CCXXXIII. BEGINNING ANOTHER HOME
There was an extra cottage on the Gilder place at Tyringham, and this they occupied for the rest of that sad summer. Clemens, in his note-book, has preserved some of its aspects and incidents.
July 24, 1904. Rain—rain—rain. Cold. We built a fire in my room. Then clawed the logs out & threw water, remembering there was a brood of swallows in the chimney. The tragedy was averted.
July 31. LEE, MASSACHUSETTS (BERKSHIRE HILLS). Last night the young people out on a moonlight ride. Trolley frightened Jean's horse—collision—horse killed. Rodman Gilder picked Jean up, unconscious; she was taken to the doctor, per the car. Face, nose, side, back contused; tendon of left ankle broken.
August 10. NEW YORK. Clam here sick—never well since June 5. Jean is at the summer home in the Berkshire Hills crippled.
The next entry records the third death in the Clemens family within a period of eight months—that of Mrs. Moffett, who had been Pamela Clemens.
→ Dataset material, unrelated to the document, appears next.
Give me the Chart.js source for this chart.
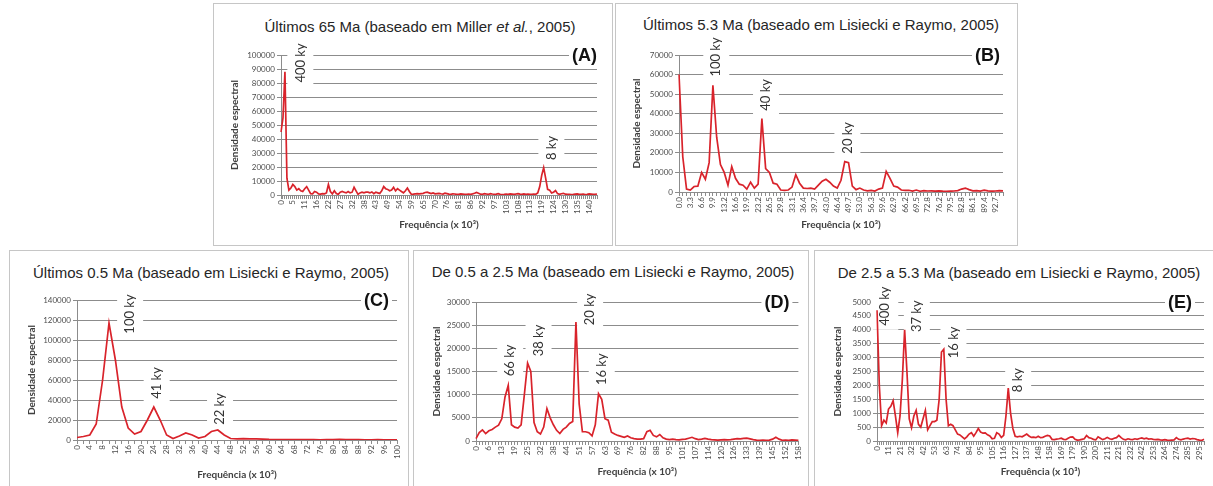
<!DOCTYPE html>
<html>
<head>
<meta charset="utf-8">
<script src="https://cdn.jsdelivr.net/npm/chart.js@4.4.1/dist/chart.umd.min.js"></script>
<style>
  body { margin: 0; width: 1213px; height: 486px; background: #fff; position: relative; overflow: hidden; }
  .frame { position: absolute; border: 1px solid #c6c6c6; box-sizing: border-box; }
  canvas { position: absolute; }
  .ttl { position: absolute; white-space: nowrap; font: 15px "Liberation Sans", Arial, sans-serif; color: #262626;
         line-height: 18px; transform: translateX(-50%); }
</style>
</head>
<body>
<div class="ttl" style="left:420px; top:18px">Últimos 65 Ma (baseado em Miller <i>et al.</i>, 2005)</div>
<div class="ttl" style="left:821px; top:16px">Últimos 5.3 Ma (baseado em Lisiecki e Raymo, 2005)</div>
<div class="ttl" style="left:211px; top:264px">Últimos 0.5 Ma (baseado em Lisiecki e Raymo, 2005)</div>
<div class="ttl" style="left:613px; top:263px">De 0.5 a 2.5 Ma (baseado em Lisiecki e Raymo, 2005)</div>
<div class="ttl" style="left:1019px; top:264px">De 2.5 a 5.3 Ma (baseado em Lisiecki e Raymo, 2005)</div>
<script>
// ---- (A) últimos 65 Ma: one point every 0.9, a label every 6 points
const ticksA = ['0','5','11','16','22','27','32','38','43','49','54','59','65','70','76','81','86','92','97','103','108','113','119','124','130','135','140'];
const densA = [
  45000, 55000, 88000, 12000, 3500, 5000, 7500, 6000, 3500, 4500,
  3000, 2500, 4500, 6000, 3500, 1000, 800, 2500, 2000, 800,
  600, 1000, 800, 1500, 7500, 2500, 800, 3000, 1000, 500,
  2000, 2500, 2000, 1500, 2500, 1500, 2000, 5500, 3000, 500,
  1500, 2000, 1500, 2000, 2000, 1500, 2200, 1000, 2000, 1500,
  1000, 3000, 6000, 4500, 4000, 3000, 3500, 5500, 3000, 4500,
  3500, 2500, 1500, 3000, 5000, 2500, 500, 600, 800, 1000,
  800, 1000, 1200, 1800, 2000, 1500, 1000, 1500, 800, 1000,
  1200, 900, 700, 1300, 1000, 600, 500, 800, 700, 400,
  500, 800, 600, 400, 500, 700, 500, 800, 1200, 1800,
  1200, 600, 500, 900, 700, 400, 1000, 700, 500, 600,
  900, 500, 300, 400, 600, 500, 800, 600, 400, 700,
  1000, 600, 400, 800, 500, 700, 400, 500, 600, 500,
  1500, 6000, 14000, 19500, 12000, 4000, 3500, 1500, 2000, 3200,
  1000, 500, 900, 1200, 600, 400, 500, 300, 400, 600,
  800, 500, 400, 600, 300, 500, 800, 600, 400, 500,
  700
];
const notesA = [{ text: '400 ky', at: 9.8, y: 94300 }, { text: '8 ky', at: 136.9, y: 33600 }];

// ---- (B) últimos 5.3 Ma: a label every 3 points
const ticksB = ['0.0','3.3','6.6','9.9','13.2','16.6','19.9','23.2','26.5','29.8','33.1','36.4','39.7','43.0','46.4','49.7','53.0','56.3','59.6','62.9','66.2','69.5','72.8','76.2','79.5','82.8','86.1','89.4','92.7'];
const densB = [
  60000, 18000, 1500, 1000, 2800, 3000, 10000, 6500, 15000, 54500,
  28000, 14000, 10000, 3500, 13000, 7000, 4000, 3500, 1500, 5000,
  2000, 4000, 37500, 12000, 10000, 4500, 4000, 1000, 800, 1000,
  2500, 8800, 4500, 2000, 1800, 2000, 1500, 3500, 5500, 6500,
  5000, 3000, 2000, 6000, 15500, 15000, 3000, 1200, 2000, 1000,
  600, 800, 500, 1500, 2000, 10500, 7000, 3000, 2500, 1000,
  800, 900, 500, 1000, 400, 700, 500, 600, 400, 600,
  400, 300, 400, 500, 700, 1500, 2000, 1200, 600, 700,
  500, 900, 600, 400, 500, 700, 600
];
const notesB = [{ text: '100 ky', at: 9.9, y: 69000 }, { text: '40 ky', at: 23.1, y: 49600 }, { text: '20 ky', at: 44.7, y: 27700 }];

// ---- (C) últimos 0.5 Ma: a label every 2 points
const ticksC = ['0','4','8','12','16','20','24','28','32','36','40','44','48','52','56','60','64','68','72','76','80','84','88','92','96','100'];
const densC = [
  2500, 3500, 5000, 16000, 60000, 117000, 80000, 33000, 12000, 6000,
  8500, 20000, 33000, 20000, 5000, 1500, 4000, 7000, 5000, 2000,
  3500, 8500, 10000, 5000, 1500, 1200, 1300, 1200, 1100, 900,
  600, 500, 500, 400, 400, 300, 300, 300, 250, 300,
  400, 600, 500, 400, 300, 250, 200, 300, 250, 200,
  150
];
const notesC = [{ text: '100 ky', at: 8.3, y: 126000 }, { text: '41 ky', at: 12.45, y: 57000 }, { text: '22 ky', at: 22.35, y: 31000 }];

// ---- (D) 0.5 a 2.5 Ma: a label every 4 points
const ticksD = ['0','6','13','19','25','32','38','44','51','57','63','69','76','82','88','95','101','107','114','120','126','133','139','145','152','158'];
const densD = [
  500, 1800, 2400, 1600, 2200, 2500, 3000, 3400, 4800, 9500,
  12000, 3500, 3000, 2800, 3500, 10000, 16800, 15000, 4000, 2000,
  1500, 3000, 7000, 5000, 3500, 2300, 1600, 2500, 3000, 3800,
  4200, 25700, 8000, 2000, 2000, 1800, 1100, 3500, 10200, 9000,
  4800, 4500, 1900, 1500, 1200, 1000, 800, 1100, 700, 500,
  400, 400, 500, 2000, 2300, 1200, 900, 1400, 700, 400,
  300, 400, 300, 250, 350, 400, 600, 800, 500, 300,
  400, 550, 400, 300, 250, 200, 250, 300, 250, 300,
  400, 500, 450, 550, 600, 450, 300, 200, 150, 200,
  150, 200, 400, 800, 400, 150, 200, 150, 250, 200,
  150
];
const notesD = [{ text: '66 ky', at: 10.6, y: 17400 }, { text: '38 ky', at: 19.4, y: 21700 }, { text: '20 ky', at: 35.4, y: 28400 }, { text: '16 ky', at: 39.0, y: 15500 }];

// ---- (E) 2.5 a 5.3 Ma: a label every 5 points
const ticksE = ['0','11','21','32','42','53','63','74','84','95','105','116','127','137','148','158','169','179','190','200','211','221','232','242','253','264','274','285','295'];
const densE = [
  4700, 2000, 550, 750, 650, 1150, 1250, 1450, 900, 300,
  900, 2200, 4000, 2500, 800, 480, 900, 1100, 600, 500,
  800, 1100, 400, 550, 700, 700, 750, 1500, 3200, 3300,
  1500, 550, 600, 550, 400, 250, 220, 150, 80, 150,
  250, 300, 170, 300, 450, 320, 280, 290, 220, 180,
  80, 100, 300, 250, 130, 200, 900, 1900, 1000, 450,
  170, 150, 170, 150, 200, 250, 180, 130, 140, 120,
  170, 120, 130, 170, 200, 180, 60, 50, 70, 80,
  100, 60, 50, 100, 140, 150, 60, 30, 40, 60,
  80, 200, 120, 100, 60, 40, 150, 100, 50, 80,
  130, 80, 60, 100, 120, 200, 120, 60, 40, 80,
  60, 50, 80, 60, 90, 110, 80, 100, 70, 80,
  60, 50, 60, 40, 30, 50, 30, 20, 30, 40,
  120, 60, 40, 70, 90, 100, 70, 90, 80, 50,
  30, 20, 60
];
const notesE = [{ text: '400 ky', at: 3.6, y: 4850 }, { text: '37 ky', at: 17.3, y: 4490 }, { text: '16 ky', at: 33.2, y: 3550 }, { text: '8 ky', at: 61.3, y: 2190 }];

const panels = [
  { values: densA, ticks: ticksA, every: 6, yMax: 100000, yStep: 10000, notes: notesA, corner: '(A)',
    box: [213, 3, 400, 243], plot: [281, 55, 597, 195], yTitleX: 235, xTitleY: 225, cornerOff: 0 },
  { values: densB, ticks: ticksB, every: 3, yMax: 70000, yStep: 10000, notes: notesB, corner: '(B)',
    box: [615, 3, 403, 243], plot: [679, 55, 1003, 192], yTitleX: 637, xTitleY: 225, cornerOff: 3 },
  { values: densC, ticks: ticksC, every: 2, yMax: 140000, yStep: 20000, notes: notesC, corner: '(C)',
    box: [9, 250, 400, 240], plot: [77, 300, 397, 440], yTitleX: 32, xTitleY: 475, cornerOff: 8 },
  { values: densD, ticks: ticksD, every: 4, yMax: 30000, yStep: 5000, notes: notesD, corner: '(D)',
    box: [413, 250, 396, 240], plot: [476, 302, 800, 441], yTitleX: 437, xTitleY: 472, cornerOff: 9 },
  { values: densE, ticks: ticksE, every: 5, yMax: 5000, yStep: 500, notes: notesE, corner: '(E)',
    box: [814, 250, 402, 240], plot: [877, 302, 1204, 441], yTitleX: 838, xTitleY: 472, cornerOff: 12 }
];

const FONT = 'Lato, "Liberation Sans", sans-serif';

// rotated peak labels + the (A)..(E) tag, white boxes over the grid
const notesPlugin = {
  id: 'notes',
  beforeDatasetsDraw(chart, args, opts) {
    const { ctx, chartArea } = chart;
    const x = chart.scales.x, y = chart.scales.y;
    ctx.save();
    ctx.font = '13px ' + FONT;
    ctx.textAlign = 'center';
    ctx.textBaseline = 'middle';
    opts.notes.forEach(n => {
      const px = x.getPixelForValue(n.at);
      const py = y.getPixelForValue(n.y);
      const w = ctx.measureText(n.text).width;
      ctx.save();
      ctx.translate(px, py);
      ctx.rotate(-Math.PI / 2);
      ctx.fillStyle = '#fff';
      ctx.fillRect(-w / 2 - 4, -13, w + 8, 26);
      ctx.fillStyle = '#333';
      ctx.fillText(n.text, 0, 0);
      ctx.restore();
    });
    ctx.font = 'bold 18px "Liberation Sans", Arial, sans-serif';
    const tw = ctx.measureText(opts.corner).width;
    const cy = y.getPixelForValue(y.max);
    const rx = chartArea.right - opts.cornerOff;
    ctx.fillStyle = '#fff';
    ctx.fillRect(rx - tw - 3, cy - 11, tw + 6, 22);
    ctx.fillStyle = '#111';
    ctx.textAlign = 'right';
    ctx.fillText(opts.corner, rx, cy + 1);
    ctx.restore();
  }
};

panels.forEach(p => {
  const [bx, by, bw, bh] = p.box;
  const [pl, pt, pr, pb] = p.plot;

  const frame = document.createElement('div');
  frame.className = 'frame';
  Object.assign(frame.style, { left: bx + 'px', top: by + 'px', width: bw + 'px', height: bh + 'px' });
  document.body.appendChild(frame);

  const cv = document.createElement('canvas');
  cv.width = bw; cv.height = bh;
  Object.assign(cv.style, { left: bx + 'px', top: by + 'px', width: bw + 'px', height: bh + 'px' });
  document.body.appendChild(cv);

  const axisLeft = p.yTitleX - 6;
  const yW = pl - axisLeft;
  const xH = p.xTitleY + 6 - pb;
  const labels = p.values.map((v, i) => (i % p.every === 0 ? p.ticks[i / p.every] : ''));

  new Chart(cv, {
    type: 'line',
    data: {
      labels: labels,
      datasets: [{
        data: p.values,
        borderColor: '#d9232b',
        borderWidth: 1.7,
        pointRadius: 0,
        tension: 0,
        fill: false
      }]
    },
    options: {
      responsive: false,
      animation: false,
      devicePixelRatio: 1,
      layout: {
        padding: { left: axisLeft - bx, top: pt - by, right: bx + bw - pr, bottom: by + bh - (p.xTitleY + 6) }
      },
      plugins: {
        legend: { display: false },
        tooltip: { enabled: false },
        notes: { notes: p.notes, corner: p.corner, cornerOff: p.cornerOff }
      },
      scales: {
        x: {
          type: 'category',
          offset: false,
          grid: { display: true, drawOnChartArea: false, drawTicks: true, tickLength: 4, color: '#8c8c8c' },
          border: { display: true, color: '#8c8c8c' },
          ticks: { autoSkip: false, minRotation: 90, maxRotation: 90, padding: 1, color: '#4d4d4d', font: { family: FONT, size: 8 } },
          title: { display: true, text: 'Frequência (x 10³)', color: '#404040', padding: 0, font: { family: FONT, size: 10, weight: 'bold' } },
          afterFit(s) { s.height = xH; }
        },
        y: {
          min: 0,
          max: p.yMax,
          grid: { color: '#8c8c8c', tickLength: 4 },
          border: { display: true, color: '#8c8c8c' },
          ticks: { stepSize: p.yStep, padding: 2, color: '#4d4d4d', font: { family: FONT, size: 8 }, callback: v => String(v) },
          title: { display: true, text: 'Densidade espectral', color: '#404040', padding: 0, font: { family: FONT, size: 10, weight: 'bold' } },
          afterFit(s) { s.width = yW; }
        }
      }
    },
    plugins: [notesPlugin]
  });
});
</script>
</body>
</html>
Clemens writes:
September 1. Died at Greenwich, Connecticut, my sister, Pamela
Moffett, aged about 73.
Death dates this year January 14, June 5, September 1.
That fall they took a house in New York City, on the corner of Ninth Street and Fifth Avenue, No. 21, remaining for a time at the Grosvenor while the new home was being set in order. The home furniture was brought from Hartford, unwrapped, and established in the light of strange environment. Clemens wrote:
We have not seen it for thirteen years. Katie Leary, our old housekeeper, who has been in our service more than twenty-four years, cried when she told me about it to-day. She said, “I had forgotten it was so beautiful, and it brought Mrs. Clemens right back to me—in that old time when she was so young and lovely.”